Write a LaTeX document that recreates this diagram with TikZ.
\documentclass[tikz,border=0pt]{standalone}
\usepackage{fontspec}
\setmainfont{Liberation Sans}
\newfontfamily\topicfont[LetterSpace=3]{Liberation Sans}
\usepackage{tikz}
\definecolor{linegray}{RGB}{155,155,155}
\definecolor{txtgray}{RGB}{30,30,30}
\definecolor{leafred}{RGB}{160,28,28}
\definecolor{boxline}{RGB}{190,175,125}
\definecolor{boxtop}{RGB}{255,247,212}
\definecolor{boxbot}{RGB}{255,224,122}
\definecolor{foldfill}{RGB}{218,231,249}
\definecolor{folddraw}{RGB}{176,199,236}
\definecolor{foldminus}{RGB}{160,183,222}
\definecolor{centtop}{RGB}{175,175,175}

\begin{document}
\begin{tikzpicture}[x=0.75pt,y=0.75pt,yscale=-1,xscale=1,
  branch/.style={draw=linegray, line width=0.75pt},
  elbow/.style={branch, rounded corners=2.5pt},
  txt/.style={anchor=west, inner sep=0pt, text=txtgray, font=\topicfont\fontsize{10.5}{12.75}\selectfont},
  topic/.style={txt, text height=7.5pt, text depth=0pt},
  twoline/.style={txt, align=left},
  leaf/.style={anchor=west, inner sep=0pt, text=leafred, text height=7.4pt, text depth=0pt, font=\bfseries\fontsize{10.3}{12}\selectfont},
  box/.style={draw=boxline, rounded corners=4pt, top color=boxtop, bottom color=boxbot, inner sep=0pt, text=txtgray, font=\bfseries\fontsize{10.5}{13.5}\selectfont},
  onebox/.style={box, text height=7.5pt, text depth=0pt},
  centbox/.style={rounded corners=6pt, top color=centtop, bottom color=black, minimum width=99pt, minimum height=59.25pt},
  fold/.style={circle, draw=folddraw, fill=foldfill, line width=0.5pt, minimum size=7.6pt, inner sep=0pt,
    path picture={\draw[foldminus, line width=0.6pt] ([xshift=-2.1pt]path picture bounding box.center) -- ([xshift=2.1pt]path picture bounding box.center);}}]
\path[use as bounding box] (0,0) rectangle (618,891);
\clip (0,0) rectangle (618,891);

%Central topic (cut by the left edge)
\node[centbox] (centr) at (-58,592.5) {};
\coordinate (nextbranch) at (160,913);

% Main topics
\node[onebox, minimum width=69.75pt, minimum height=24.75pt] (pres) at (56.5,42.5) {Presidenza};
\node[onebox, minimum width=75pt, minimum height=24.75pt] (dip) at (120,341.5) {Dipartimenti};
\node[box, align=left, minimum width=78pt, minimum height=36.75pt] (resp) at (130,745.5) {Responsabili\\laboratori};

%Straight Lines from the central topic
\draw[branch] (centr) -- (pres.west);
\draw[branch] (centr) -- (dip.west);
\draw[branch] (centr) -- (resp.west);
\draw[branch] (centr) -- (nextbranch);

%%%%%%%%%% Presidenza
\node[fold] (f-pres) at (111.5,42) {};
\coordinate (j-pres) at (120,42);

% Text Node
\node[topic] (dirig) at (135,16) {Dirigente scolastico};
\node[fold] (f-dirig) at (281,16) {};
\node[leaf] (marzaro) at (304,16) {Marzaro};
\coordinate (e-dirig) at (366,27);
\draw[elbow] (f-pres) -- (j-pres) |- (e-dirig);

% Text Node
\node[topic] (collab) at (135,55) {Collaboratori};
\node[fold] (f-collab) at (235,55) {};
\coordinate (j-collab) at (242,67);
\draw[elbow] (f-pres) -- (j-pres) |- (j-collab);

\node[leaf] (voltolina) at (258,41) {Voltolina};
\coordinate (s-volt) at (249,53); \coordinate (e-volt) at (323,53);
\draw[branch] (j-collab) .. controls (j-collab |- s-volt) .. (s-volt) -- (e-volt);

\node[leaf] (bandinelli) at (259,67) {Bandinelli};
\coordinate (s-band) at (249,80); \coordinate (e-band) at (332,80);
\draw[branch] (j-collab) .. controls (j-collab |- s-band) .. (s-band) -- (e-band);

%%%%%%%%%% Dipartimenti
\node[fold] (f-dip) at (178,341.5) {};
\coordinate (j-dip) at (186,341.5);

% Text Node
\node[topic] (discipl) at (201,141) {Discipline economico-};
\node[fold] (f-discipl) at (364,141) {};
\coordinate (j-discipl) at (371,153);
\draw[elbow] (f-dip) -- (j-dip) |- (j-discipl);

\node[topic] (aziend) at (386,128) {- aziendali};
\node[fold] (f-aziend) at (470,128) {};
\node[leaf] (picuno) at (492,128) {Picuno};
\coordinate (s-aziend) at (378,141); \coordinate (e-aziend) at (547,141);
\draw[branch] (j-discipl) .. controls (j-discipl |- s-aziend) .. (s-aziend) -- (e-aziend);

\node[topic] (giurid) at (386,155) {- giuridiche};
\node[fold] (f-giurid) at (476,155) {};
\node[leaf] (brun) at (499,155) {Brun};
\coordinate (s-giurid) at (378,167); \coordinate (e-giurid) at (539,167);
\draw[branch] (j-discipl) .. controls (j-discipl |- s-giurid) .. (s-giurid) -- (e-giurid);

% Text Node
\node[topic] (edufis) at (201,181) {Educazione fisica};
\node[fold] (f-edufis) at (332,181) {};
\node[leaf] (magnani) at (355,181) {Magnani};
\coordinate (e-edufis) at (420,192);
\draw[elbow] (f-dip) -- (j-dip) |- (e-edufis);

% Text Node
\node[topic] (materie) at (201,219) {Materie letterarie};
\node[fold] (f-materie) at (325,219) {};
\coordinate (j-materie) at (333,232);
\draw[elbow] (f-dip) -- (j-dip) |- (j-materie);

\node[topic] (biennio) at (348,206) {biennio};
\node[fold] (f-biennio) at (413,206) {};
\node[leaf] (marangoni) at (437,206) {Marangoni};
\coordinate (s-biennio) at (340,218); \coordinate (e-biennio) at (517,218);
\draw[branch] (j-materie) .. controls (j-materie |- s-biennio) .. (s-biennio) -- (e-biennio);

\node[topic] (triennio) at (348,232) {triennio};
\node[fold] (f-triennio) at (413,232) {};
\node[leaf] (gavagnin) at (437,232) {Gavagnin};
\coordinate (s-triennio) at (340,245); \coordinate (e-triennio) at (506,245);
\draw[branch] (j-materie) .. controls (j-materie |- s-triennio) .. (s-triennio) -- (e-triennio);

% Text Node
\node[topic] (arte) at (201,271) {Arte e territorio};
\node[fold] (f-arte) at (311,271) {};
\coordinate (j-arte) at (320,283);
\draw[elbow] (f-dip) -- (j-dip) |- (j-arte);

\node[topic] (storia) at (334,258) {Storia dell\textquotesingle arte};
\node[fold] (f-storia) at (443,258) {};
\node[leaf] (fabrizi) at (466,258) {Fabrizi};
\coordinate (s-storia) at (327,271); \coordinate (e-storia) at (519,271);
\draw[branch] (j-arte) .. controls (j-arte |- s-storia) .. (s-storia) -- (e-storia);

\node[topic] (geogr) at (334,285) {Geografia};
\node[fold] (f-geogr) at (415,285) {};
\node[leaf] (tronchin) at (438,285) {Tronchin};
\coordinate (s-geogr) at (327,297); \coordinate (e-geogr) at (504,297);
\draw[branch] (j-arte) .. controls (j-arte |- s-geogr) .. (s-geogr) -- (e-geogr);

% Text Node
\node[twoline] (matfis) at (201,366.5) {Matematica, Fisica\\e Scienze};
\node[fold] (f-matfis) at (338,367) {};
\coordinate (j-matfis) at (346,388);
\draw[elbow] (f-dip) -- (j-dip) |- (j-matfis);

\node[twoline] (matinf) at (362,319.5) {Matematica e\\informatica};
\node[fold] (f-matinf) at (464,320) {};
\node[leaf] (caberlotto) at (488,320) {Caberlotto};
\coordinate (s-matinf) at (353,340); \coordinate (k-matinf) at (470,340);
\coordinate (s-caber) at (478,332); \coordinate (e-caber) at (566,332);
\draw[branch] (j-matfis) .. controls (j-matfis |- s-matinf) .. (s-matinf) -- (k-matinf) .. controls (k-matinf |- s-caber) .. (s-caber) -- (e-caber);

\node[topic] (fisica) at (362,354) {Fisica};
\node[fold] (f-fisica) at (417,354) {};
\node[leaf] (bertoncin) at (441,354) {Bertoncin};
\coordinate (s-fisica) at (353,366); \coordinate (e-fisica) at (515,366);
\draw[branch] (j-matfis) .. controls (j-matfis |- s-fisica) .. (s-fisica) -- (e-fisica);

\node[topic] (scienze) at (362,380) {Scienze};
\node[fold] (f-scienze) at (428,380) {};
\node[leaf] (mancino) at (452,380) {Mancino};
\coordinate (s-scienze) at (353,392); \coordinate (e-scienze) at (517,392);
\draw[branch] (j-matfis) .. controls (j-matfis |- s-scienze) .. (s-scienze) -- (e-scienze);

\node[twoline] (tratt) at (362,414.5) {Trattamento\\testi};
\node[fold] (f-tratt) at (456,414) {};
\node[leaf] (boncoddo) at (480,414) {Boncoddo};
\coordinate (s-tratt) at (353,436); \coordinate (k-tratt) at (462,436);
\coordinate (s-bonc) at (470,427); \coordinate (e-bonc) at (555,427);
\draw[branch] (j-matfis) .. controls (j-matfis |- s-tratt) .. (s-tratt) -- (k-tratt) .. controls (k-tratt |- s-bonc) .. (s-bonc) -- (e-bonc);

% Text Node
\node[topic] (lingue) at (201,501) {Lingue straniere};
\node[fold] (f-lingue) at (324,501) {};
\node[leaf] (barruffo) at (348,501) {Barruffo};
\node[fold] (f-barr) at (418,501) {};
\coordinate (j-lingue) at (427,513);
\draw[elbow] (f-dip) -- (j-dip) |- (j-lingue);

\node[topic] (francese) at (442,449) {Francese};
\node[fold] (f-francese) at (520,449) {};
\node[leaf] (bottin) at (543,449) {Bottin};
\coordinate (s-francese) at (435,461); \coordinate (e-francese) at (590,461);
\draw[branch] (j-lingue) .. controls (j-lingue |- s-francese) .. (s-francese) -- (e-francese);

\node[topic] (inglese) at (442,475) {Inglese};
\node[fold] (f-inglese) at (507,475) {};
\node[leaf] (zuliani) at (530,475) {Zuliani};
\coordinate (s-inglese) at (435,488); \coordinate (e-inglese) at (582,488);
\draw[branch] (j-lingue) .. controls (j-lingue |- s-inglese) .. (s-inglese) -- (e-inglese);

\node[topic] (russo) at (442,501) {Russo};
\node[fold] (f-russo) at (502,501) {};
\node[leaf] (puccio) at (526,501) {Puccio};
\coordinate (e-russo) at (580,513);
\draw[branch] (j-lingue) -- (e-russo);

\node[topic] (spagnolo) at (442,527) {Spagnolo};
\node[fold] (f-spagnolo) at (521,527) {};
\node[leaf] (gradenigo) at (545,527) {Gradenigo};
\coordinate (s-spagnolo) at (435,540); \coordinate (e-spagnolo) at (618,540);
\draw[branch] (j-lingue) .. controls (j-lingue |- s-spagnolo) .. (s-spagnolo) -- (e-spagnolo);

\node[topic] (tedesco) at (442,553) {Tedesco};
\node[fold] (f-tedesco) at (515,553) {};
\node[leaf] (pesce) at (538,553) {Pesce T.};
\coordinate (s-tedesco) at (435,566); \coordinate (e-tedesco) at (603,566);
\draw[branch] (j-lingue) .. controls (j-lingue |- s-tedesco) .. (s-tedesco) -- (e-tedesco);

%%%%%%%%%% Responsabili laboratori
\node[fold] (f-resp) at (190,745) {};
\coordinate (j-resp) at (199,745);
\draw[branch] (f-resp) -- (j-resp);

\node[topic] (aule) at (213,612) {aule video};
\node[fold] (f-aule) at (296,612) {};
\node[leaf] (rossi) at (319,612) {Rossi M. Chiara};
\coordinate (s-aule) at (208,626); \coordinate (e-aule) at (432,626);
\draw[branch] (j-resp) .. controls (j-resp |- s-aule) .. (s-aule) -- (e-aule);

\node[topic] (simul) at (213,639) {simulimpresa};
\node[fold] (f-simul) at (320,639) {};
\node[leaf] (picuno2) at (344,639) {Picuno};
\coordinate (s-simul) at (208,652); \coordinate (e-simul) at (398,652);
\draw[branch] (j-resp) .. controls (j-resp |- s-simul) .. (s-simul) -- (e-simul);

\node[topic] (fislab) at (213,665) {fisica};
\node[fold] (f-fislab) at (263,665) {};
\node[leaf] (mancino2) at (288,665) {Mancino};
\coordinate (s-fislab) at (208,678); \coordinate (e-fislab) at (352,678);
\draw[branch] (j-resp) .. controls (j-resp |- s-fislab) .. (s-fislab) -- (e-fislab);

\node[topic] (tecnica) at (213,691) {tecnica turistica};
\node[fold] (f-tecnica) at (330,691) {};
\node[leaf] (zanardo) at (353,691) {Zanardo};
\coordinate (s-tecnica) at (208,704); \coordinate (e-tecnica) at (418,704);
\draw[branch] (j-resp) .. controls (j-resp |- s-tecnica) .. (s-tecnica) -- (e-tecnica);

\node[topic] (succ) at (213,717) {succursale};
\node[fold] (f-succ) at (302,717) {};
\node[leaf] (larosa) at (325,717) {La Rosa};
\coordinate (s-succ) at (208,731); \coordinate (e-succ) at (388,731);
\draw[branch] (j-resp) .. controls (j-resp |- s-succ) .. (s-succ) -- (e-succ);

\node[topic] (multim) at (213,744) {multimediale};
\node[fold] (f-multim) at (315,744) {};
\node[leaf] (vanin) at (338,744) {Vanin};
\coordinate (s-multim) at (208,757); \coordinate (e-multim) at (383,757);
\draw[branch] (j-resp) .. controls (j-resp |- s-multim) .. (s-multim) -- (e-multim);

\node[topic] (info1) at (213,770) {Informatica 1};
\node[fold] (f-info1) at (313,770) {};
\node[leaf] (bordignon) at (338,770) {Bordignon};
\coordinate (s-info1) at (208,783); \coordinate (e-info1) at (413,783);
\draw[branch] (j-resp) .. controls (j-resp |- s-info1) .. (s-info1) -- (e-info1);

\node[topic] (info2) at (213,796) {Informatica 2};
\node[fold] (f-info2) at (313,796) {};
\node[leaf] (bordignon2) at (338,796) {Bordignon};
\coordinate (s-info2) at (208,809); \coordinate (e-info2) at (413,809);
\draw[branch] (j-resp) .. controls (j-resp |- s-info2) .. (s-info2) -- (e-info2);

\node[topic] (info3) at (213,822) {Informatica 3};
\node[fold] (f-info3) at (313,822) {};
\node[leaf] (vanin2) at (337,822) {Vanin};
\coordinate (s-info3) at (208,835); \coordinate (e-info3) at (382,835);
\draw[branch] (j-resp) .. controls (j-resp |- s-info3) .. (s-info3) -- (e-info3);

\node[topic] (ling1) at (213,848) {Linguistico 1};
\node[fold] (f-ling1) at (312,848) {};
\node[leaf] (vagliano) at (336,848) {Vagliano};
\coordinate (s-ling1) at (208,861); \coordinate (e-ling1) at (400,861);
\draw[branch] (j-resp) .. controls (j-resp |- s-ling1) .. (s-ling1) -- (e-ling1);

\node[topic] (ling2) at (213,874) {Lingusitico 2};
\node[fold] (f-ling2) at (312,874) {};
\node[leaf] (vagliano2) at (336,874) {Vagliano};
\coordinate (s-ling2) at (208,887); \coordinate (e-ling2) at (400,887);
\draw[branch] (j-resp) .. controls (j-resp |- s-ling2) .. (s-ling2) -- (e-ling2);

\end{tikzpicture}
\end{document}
☆ ☆ ☆ ☆ ☆ ☆ ☆
Work to do:
Only the lines from the opening of the material through the line with "(nextbranch) at (160,913);" should be echoed, exactly as written.

Solution:
Write a LaTeX document that recreates this diagram with TikZ.
\documentclass[tikz,border=0pt]{standalone}
\usepackage{fontspec}
\setmainfont{Liberation Sans}
\newfontfamily\topicfont[LetterSpace=3]{Liberation Sans}
\usepackage{tikz}
\definecolor{linegray}{RGB}{155,155,155}
\definecolor{txtgray}{RGB}{30,30,30}
\definecolor{leafred}{RGB}{160,28,28}
\definecolor{boxline}{RGB}{190,175,125}
\definecolor{boxtop}{RGB}{255,247,212}
\definecolor{boxbot}{RGB}{255,224,122}
\definecolor{foldfill}{RGB}{218,231,249}
\definecolor{folddraw}{RGB}{176,199,236}
\definecolor{foldminus}{RGB}{160,183,222}
\definecolor{centtop}{RGB}{175,175,175}

\begin{document}
\begin{tikzpicture}[x=0.75pt,y=0.75pt,yscale=-1,xscale=1,
  branch/.style={draw=linegray, line width=0.75pt},
  elbow/.style={branch, rounded corners=2.5pt},
  txt/.style={anchor=west, inner sep=0pt, text=txtgray, font=\topicfont\fontsize{10.5}{12.75}\selectfont},
  topic/.style={txt, text height=7.5pt, text depth=0pt},
  twoline/.style={txt, align=left},
  leaf/.style={anchor=west, inner sep=0pt, text=leafred, text height=7.4pt, text depth=0pt, font=\bfseries\fontsize{10.3}{12}\selectfont},
  box/.style={draw=boxline, rounded corners=4pt, top color=boxtop, bottom color=boxbot, inner sep=0pt, text=txtgray, font=\bfseries\fontsize{10.5}{13.5}\selectfont},
  onebox/.style={box, text height=7.5pt, text depth=0pt},
  centbox/.style={rounded corners=6pt, top color=centtop, bottom color=black, minimum width=99pt, minimum height=59.25pt},
  fold/.style={circle, draw=folddraw, fill=foldfill, line width=0.5pt, minimum size=7.6pt, inner sep=0pt,
    path picture={\draw[foldminus, line width=0.6pt] ([xshift=-2.1pt]path picture bounding box.center) -- ([xshift=2.1pt]path picture bounding box.center);}}]
\path[use as bounding box] (0,0) rectangle (618,891);
\clip (0,0) rectangle (618,891);

%Central topic (cut by the left edge)
\node[centbox] (centr) at (-58,592.5) {};
\coordinate (nextbranch) at (160,913);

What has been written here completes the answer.